The problem stemmed from their use of traditional pieces with full intention of achieving a performance experience that duplicated more traditional dance aesthetics (such as starting with a kauthuvam) that made the viewer question the execution. I didn't enter the theater thinking I was going to be watching different and significant stylizations of a traditional piece...so their rendition just didn't sit well. But if I had come in not knowing what bharatanatyam was, or knowing that they were changing aspects of it for aesthetic purpose, I might have had a completely different take on the evening. So the intention - of the troupe and the audience member - mean so much in this context.

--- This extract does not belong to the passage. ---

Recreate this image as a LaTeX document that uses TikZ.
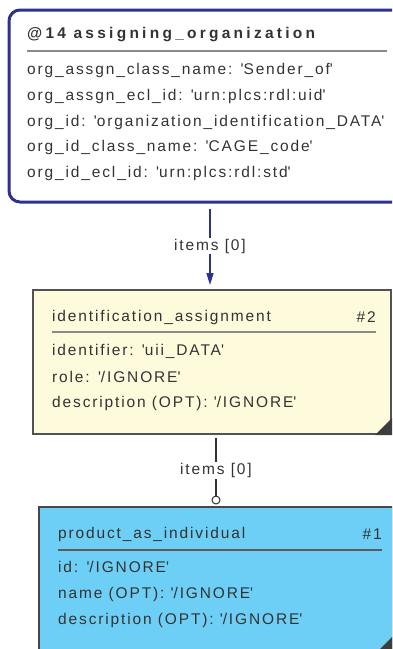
\documentclass[tikz,border=0pt]{standalone}
\usepackage{fontspec}
\setmainfont{Liberation Sans}[LetterSpace=12]
\newfontfamily\titlefont{Liberation Sans}[LetterSpace=21]
\usetikzlibrary{arrows.meta}
\definecolor{navy}{HTML}{2E3192}
\definecolor{cream}{HTML}{FEFADC}
\definecolor{skyblue}{HTML}{6DCFF6}
\definecolor{ink}{HTML}{333333}
\definecolor{rule}{HTML}{8A8A8A}
\newcommand{\qt}{\textquotesingle}
\tikzset{
  box/.style={draw,rectangle,inner sep=0pt,line width=2pt},
  attr/.style={anchor=west,inner sep=0pt,text=ink,font=\fontsize{15.5}{17}\selectfont},
  sep/.style={draw=rule,line width=1.5pt},
  lbl/.style={fill=white,inner sep=1pt,text=ink,font=\fontsize{15.5}{17}\selectfont},
  corner/.style={fill=ink!95}
}
\begin{document}
\begin{tikzpicture}[x=1pt,y=1pt]
  \useasboundingbox (0,0) rectangle (392,-649);
  \clip (0,0) rectangle (392,-649);
  % boxes
  \node (org) [box,draw=navy,line width=3pt,rounded corners=11pt,minimum width=402pt,minimum height=192pt] at (210,-106) {};
  \node (ia) [box,draw=ink!85,fill=cream,minimum width=358pt,minimum height=144pt] at (212,-362) {};
  \node (pai) [box,draw=ink!90,fill=skyblue,minimum width=354pt,minimum height=144pt] at (216,-579) {};
  \fill[corner] (ia.south east) -- ++(-17,0) -- ++(17,17) -- cycle;
  \fill[corner] (pai.south east) -- ++(-17,0) -- ++(17,17) -- cycle;
  % top box text
  \node (orgt) [attr,font=\fontsize{15.5}{17}\bfseries\titlefont] at (27,-35) {@14 assigning\_organization};
  \draw[sep] (27,-51) -- (387,-51);
  \node (o1) [attr] at (27,-70) {org\_assgn\_class\_name: \qt Sender\_of\qt};
  \node (o2) [attr] at (27,-96) {org\_assgn\_ecl\_id: \qt urn:plcs:rdl:uid\qt};
  \node (o3) [attr] at (27,-122) {org\_id: \qt organization\_identification\_DATA\qt};
  \node (o4) [attr] at (27,-147) {org\_id\_class\_name: \qt CAGE\_code\qt};
  \node (o5) [attr] at (27,-173) {org\_id\_ecl\_id: \qt urn:plcs:rdl:std\qt};
  % identification_assignment
  \node (iat) [attr] at (52,-317) {identification\_assignment};
  \node (ian) [attr,anchor=east] at (376,-317) {\#2};
  \draw[sep] (52,-332) -- (376,-332);
  \node (i1) [attr] at (52,-351) {identifier: \qt uii\_DATA\qt};
  \node (i2) [attr] at (52,-377) {role: \qt /IGNORE\qt};
  \node (i3) [attr] at (52,-403) {description (OPT): \qt /IGNORE\qt};
  % product_as_individual
  \node (pait) [attr] at (58,-534) {product\_as\_individual};
  \node (pain) [attr,anchor=east] at (382,-534) {\#1};
  \draw[sep,draw=ink!80] (58,-550) -- (382,-550);
  \node (p1) [attr] at (58,-567) {id: \qt /IGNORE\qt};
  \node (p2) [attr] at (58,-594) {name (OPT): \qt /IGNORE\qt};
  \node (p3) [attr] at (58,-620) {description (OPT): \qt /IGNORE\qt};
  % connectors
  \draw[navy,line width=1.5pt,-{Triangle[width=7pt,length=12pt]},shorten <=5pt,shorten >=4pt]
    (org.south) -- node[lbl] {items [0]} (org.south |- ia.north);
  \draw[ink,line width=1.5pt,shorten <=3pt,shorten >=6pt]
    (ia.south -| pai.north) -- node[lbl] {items [0]} (pai.north);
  \node (ring) [circle,draw=ink,fill=white,line width=1pt,minimum size=8pt,inner sep=0pt] at ([yshift=6pt]pai.north) {};
\end{tikzpicture}
\end{document}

So the question transforms yet again: at what point does changing valued aspects of it: form, structure, lexicon, and execution - differentiate between expanding boundaries and the creation of something new altogether? If the performer doesn't acknowledge the change they have created should I judge the dancer on what I expect to see, based on the expectations she herself has created through her visual look and her dance description?
It is clear that intention - and carefully relaying that intention to the audience member - has a great deal of meaning in South Asian performance. I actually think that intention is key in any rasa experience - it's like asking for tiramisu at a restaurant and receiving raspberry lady fingers and orange marmalade on top of a marscapone mouse. Yes, the second sounds delicious - but tiramisu is so well known that had I not known of the variations to the dish before I ordered I probably would have been upset receiving it. Not only that, but if you took the marscapone and made it a ricotta mouse, it becomes a deconstructed cheesecake.
At some point you can't imagine having tiramisu without raspberries, and at another point it's just become cheesecake. So where is Ragamala in all of this? Tiramisu with some bells and whistles (so still bharatanatyam) or cheesecake (postnatyam?). Or have they left the dessert genre altogether? :)
Interesting how food can make a three paragraph delve into the highly interpretable much more clear in a matter of three sentences, eh?